Ray Tanner looking for right ‘feeling’ in searching for new Gamecocks coach
Ray Tanner never has had the proverbial “list in a drawer” where all his potential head coaching hires are scribbled, and he has no profile he thinks South Carolina’s football coach must fit, he said Tuesday.
“I think you can draw it up with a certain age and a certain amount of experience, but that’s a perfect world and we don’t necessarily live in that. I will look at all the different factors that go into it, but I’m going to try to find the best person that fits here at the University of South Carolina that can take us forward.”
Integrity, passion and the perceived ability to take South Carolina’s program to a level to which it never has been before all will be factors, Tanner said. What Tanner is looking for the most is a “feeling” that a potential coach can put down successful roots in Columbia, he said after Steve Spurrier announced he is resigning immediately from the Gamecocks’ head coaching position.
“For me, I think that having been a former coach, I will get a feel that this person is going to fit well here,” Tanner said. “We are going to get a highly qualified coach. I don’t know that you can have a job description or go, ‘This is the main factor.’ We are going to have high-caliber candidates for this job.”
The Gamecocks, who will use a search firm to assist in finding Spurrier’s replacement, have not reached out to potential candidates beyond naming offensive line coach Shawn Elliott to the interim head coaching position.
“We have not gone down that road,” he said. “There, obviously, is a timetable. I just chose not to share that with you.”

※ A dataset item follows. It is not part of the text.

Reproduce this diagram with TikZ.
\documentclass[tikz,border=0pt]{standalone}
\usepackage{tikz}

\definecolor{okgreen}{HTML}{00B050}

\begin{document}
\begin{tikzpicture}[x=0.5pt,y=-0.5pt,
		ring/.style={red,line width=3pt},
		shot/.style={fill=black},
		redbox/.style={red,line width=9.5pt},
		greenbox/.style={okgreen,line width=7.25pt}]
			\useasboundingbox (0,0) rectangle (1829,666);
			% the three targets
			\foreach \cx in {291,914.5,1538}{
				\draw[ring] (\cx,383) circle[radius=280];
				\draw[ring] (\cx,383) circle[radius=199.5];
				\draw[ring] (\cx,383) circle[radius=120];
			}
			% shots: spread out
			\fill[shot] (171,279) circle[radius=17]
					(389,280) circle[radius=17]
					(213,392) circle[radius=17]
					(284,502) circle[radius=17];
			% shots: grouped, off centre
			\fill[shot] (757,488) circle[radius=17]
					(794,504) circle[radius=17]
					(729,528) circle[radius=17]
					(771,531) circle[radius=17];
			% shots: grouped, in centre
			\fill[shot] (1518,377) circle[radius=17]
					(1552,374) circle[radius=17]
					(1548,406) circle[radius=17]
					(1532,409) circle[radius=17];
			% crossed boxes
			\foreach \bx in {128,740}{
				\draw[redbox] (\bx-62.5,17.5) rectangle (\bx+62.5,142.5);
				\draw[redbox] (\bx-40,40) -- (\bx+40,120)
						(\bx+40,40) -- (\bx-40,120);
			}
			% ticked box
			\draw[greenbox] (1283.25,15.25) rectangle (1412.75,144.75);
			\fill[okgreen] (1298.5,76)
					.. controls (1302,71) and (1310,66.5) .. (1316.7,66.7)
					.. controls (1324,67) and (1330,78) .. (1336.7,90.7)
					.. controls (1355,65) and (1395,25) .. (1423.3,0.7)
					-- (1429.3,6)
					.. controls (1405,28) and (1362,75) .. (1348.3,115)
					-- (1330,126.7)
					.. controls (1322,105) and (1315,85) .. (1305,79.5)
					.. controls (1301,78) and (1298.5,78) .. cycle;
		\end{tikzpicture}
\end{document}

The Feb. 3 national signing day will figure heavily into the timing of the new hire, Tanner said.
Elliott will be given a chance to earn the job permanently, Tanner said.
“It’s my job to evaluate all the time, and I’ve done that, and I’ll continue to do that,” Tanner said.
Spurrier will play no role in picking his successor, the former coach said.
“I want to have no involvement,” Spurrier said. “That’s not up to the former coach. I just don’t believe it should be. It’s up to the president or if he has a search committee or we’ll see how Shawn does.”
Spurrier does believe the next coach needs to be a strong recruiter, he said.
“College football is a game of recruiting, as we all know,” Spurrier said. “That’s another reason I need to move on.”
Competition for available talent figures to be stiff. Southern Cal, Maryland and Illinois already have fired their coaches and are in the market for new ones, but Tanner believes his job stacks up favorably with any.
“There’s a lot of positives,” he said. “I am not going to worry about the other jobs that are open. I am going to go after the best candidate. If it turns out not to be Shawn Elliott, I am going after the best candidate possible.”
Spurrier was paid $4 million annually.
“We don’t have the biggest budget in the Southeastern Conference. We are doing very well, our revenue is in a pretty good case, but there will certainly be limitations,” Tanner said. “We will be very competitive in what we do as far as the marketplace is concerned.”